Wednesday 15 November 2006
rabbit stories
One.
the voice of memory; it rolled like a warm wind over vague, distant hills. it woke the first of the dozing pair, who pushed his nose into the air as if he could smell the sun alighting on the walls.
it is dawn; it is only a small room, and there are two rabbits living in a dead girl’s dream.

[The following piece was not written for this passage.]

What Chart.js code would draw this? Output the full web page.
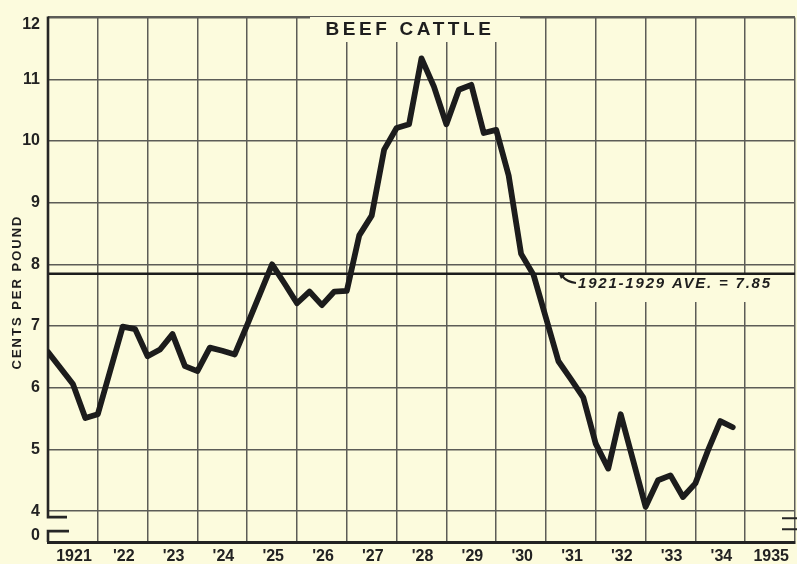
<!DOCTYPE html>
<html><head><meta charset="utf-8">
<script src="https://cdn.jsdelivr.net/npm/chart.js@4.4.1/dist/chart.umd.min.js"></script>
<style>
html,body{margin:0;padding:0;background:#fcfbdd;overflow:hidden;width:797px;height:564px;}
canvas{display:block;}
</style></head><body>
<canvas id="c" width="800" height="564" style="width:800px;height:564px"></canvas>
<script>
// ---- data ----
const startYear = 1921;            // first quarter plotted: 1921 Q1
const quarterlyPrices = [
  6.58, 6.32, 6.06, 5.51,   // 1921
  5.57, 6.28, 6.99, 6.95,   // 1922
  6.51, 6.62, 6.87, 6.35,   // 1923
  6.27, 6.65, 6.60, 6.54,   // 1924
  7.02, 7.51, 8.00, 7.69,   // 1925
  7.37, 7.56, 7.34, 7.56,   // 1926
  7.57, 8.47, 8.79, 9.86,   // 1927
  10.21, 10.27, 11.34, 10.88, // 1928
  10.27, 10.83, 10.91, 10.13, // 1929
  10.18, 9.44, 8.17, 7.83,  // 1930
  7.13, 6.43, 6.14, 5.84,   // 1931
  5.09, 4.69, 5.57, 4.82,   // 1932
  4.07, 4.50, 4.58, 4.23,   // 1933
  4.45, 4.98, 5.46, 5.36    // 1934
];
const yearTicks = [1921,1922,1923,1924,1925,1926,1927,1928,1929,1930,1931,1932,1933,1934,1935,1936];
const yearLabels = ['1921',"'22","'23","'24","'25","'26","'27","'28","'29","'30","'31","'32","'33","'34",'1935',''];
const priceTicks = [4,5,6,7,8,9,10,11,12];
const brokenAxisLabel = '0';
const averageValue = 7.85;
const averageLabel = '1921-1929 AVE. = 7.85';
const titleText = 'BEEF CATTLE';
const yTitleText = 'CENTS PER POUND';

// ---- styles ----
const BG = '#fcfbdd';
const INK = '#1c1c1c';
const GRID = '#5c5c57';
const FAMILY = "'Liberation Sans', Arial, sans-serif";

const points = quarterlyPrices.map((v, i) => ({ x: startYear + i / 4, y: v }));
const topTick = priceTicks[priceTicks.length - 1];

const decor = {
  id: 'decor',
  beforeDatasetsDraw(chart) {
    const { ctx, chartArea: a, scales: { x, y } } = chart;
    ctx.save();
    // cleared boxes behind title and annotation
    ctx.fillStyle = BG;
    ctx.fillRect(310, 17, 210, 25);
    ctx.fillRect(560, 274, 222, 28);

    // average line
    const ya = y.getPixelForValue(averageValue);
    ctx.strokeStyle = INK;
    ctx.lineWidth = 2.5;
    ctx.beginPath();
    ctx.moveTo(a.left, ya);
    ctx.lineTo(a.right, ya);
    ctx.stroke();

    // left border with axis break
    const y4 = y.getPixelForValue(4);
    ctx.strokeStyle = '#262626';
    ctx.lineWidth = 2.6;
    ctx.lineJoin = 'miter';
    ctx.beginPath();
    ctx.moveTo(a.left, a.top - 1);
    ctx.lineTo(a.left, y4 + 6);
    ctx.lineTo(a.left + 19, y4 + 6);
    ctx.moveTo(a.left + 21, y4 + 20);
    ctx.lineTo(a.left, y4 + 20);
    ctx.lineTo(a.left, a.bottom);
    ctx.stroke();

    // right side break marks
    ctx.lineWidth = 2;
    ctx.beginPath();
    ctx.moveTo(782, y4 + 7); ctx.lineTo(800, y4 + 7);
    ctx.moveTo(782, y4 + 18); ctx.lineTo(800, y4 + 18);
    ctx.stroke();

    // "0" label of the broken axis and the top "12" label (set slightly lower)
    ctx.fillStyle = '#222';
    ctx.font = 'bold 16px ' + FAMILY;
    ctx.textAlign = 'right';
    ctx.textBaseline = 'middle';
    ctx.fillText(brokenAxisLabel, a.left - 8, y4 + 24);
    ctx.fillText(String(topTick), a.left - 8, y.getPixelForValue(topTick) + 7);

    // title
    ctx.font = 'bold 19px ' + FAMILY;
    ctx.textAlign = 'center';
    ctx.letterSpacing = '3.6px';
    ctx.fillStyle = '#1e1e1e';
    ctx.fillText(titleText, 410, 30);

    // y axis title
    ctx.save();
    ctx.translate(17, 292);
    ctx.rotate(-Math.PI / 2);
    ctx.font = 'bold 13px ' + FAMILY;
    ctx.letterSpacing = '2px';
    ctx.textAlign = 'center';
    ctx.fillText(yTitleText, 0, 0);
    ctx.restore();

    // annotation text
    ctx.font = 'italic bold 15px ' + FAMILY;
    ctx.letterSpacing = '1.8px';
    ctx.textAlign = 'left';
    ctx.fillText(averageLabel, 578, 284);
    ctx.letterSpacing = '0px';

    // arrow
    ctx.strokeStyle = '#1e1e1e';
    ctx.lineWidth = 2;
    ctx.beginPath();
    ctx.moveTo(576, 283);
    ctx.quadraticCurveTo(567, 282, 562, 276);
    ctx.stroke();
    ctx.beginPath();
    ctx.moveTo(558, 272);
    ctx.lineTo(566, 274);
    ctx.lineTo(561, 279);
    ctx.closePath();
    ctx.fill();
    ctx.restore();
  }
};

new Chart(document.getElementById('c'), {
  type: 'line',
  data: {
    datasets: [{
      data: points,
      borderColor: INK,
      borderWidth: 5.8,
      pointRadius: 0,
      tension: 0,
      fill: false,
      borderJoinStyle: 'round',
      borderCapStyle: 'round'
    }]
  },
  options: {
    responsive: false,
    animation: false,
    devicePixelRatio: 1,
    layout: { padding: { top: 14, left: 0, right: 0, bottom: 0 } },
    plugins: { legend: { display: false }, tooltip: { enabled: false }, title: { display: false } },
    scales: {
      x: {
        type: 'linear', min: 1921, max: 1936,
        afterBuildTicks: s => { s.ticks = yearTicks.map(v => ({ value: v })); },
        afterFit: s => { s.height = 22; },
        grid: {
          drawTicks: false,
          color: c => (c.tick && c.tick.value === 1921) ? 'rgba(0,0,0,0)' : GRID,
          lineWidth: 1.5
        },
        border: { display: true, color: '#222', width: 3 },
        ticks: {
          autoSkip: false, maxRotation: 0, minRotation: 0, padding: 5, labelOffset: 26,
          color: '#222', font: { family: FAMILY, size: 16, weight: 'bold' },
          callback: (v, i) => yearLabels[i]
        }
      },
      y: {
        min: 3.5, max: 12,
        afterBuildTicks: s => { s.ticks = priceTicks.map(v => ({ value: v })); },
        afterFit: s => { s.width = 48; },
        grid: {
          drawTicks: false,
          color: GRID,
          lineWidth: c => (c.tick && c.tick.value === topTick) ? 2.6 : 1.5
        },
        border: { display: false },
        ticks: {
          padding: 8, color: '#222', font: { family: FAMILY, size: 16, weight: 'bold' },
          callback: v => (v === topTick ? '' : String(v))
        }
      }
    }
  },
  plugins: [decor]
});
</script>
</body></html>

i would sail the brown winds
to be free
forever sailing, to be near you
consider the garden and its lush cruelty. we think to ration beauty, and shut our eyes against the spectacle. this is a place for when the day has lost its light, and now it pulls a coy velvet blanket over its naked shoulders and wanders away barefoot, over a forest so urgently purple and silver that it challenges the stars in their firmaments, so that they must turn their gaze. every leaf is itself a wild, daring dream, a midnight glow, an acoustic whisper against our skin. the vanity of belief is that one day we shall hold this thing again in our hands, that hell was worth it, that such enduring magnificence was only a flower out of our own imagination. here is a green hollow where a rabbit could lie and dream of her first love; and here is the person you love, standing out like a dead branch against the sky. cruelty is the living sister of hope; the garden is cruel, it denies that our hearts have ever suffered.
perhaps she fell into the gap. either way, her body lay mild and cooling on the sheets while the rabbits, to whom her death might have seemed little more than an inconvenient matter of depleting food and water, found a sudden yearning for worlds wilder. they were not fenced in.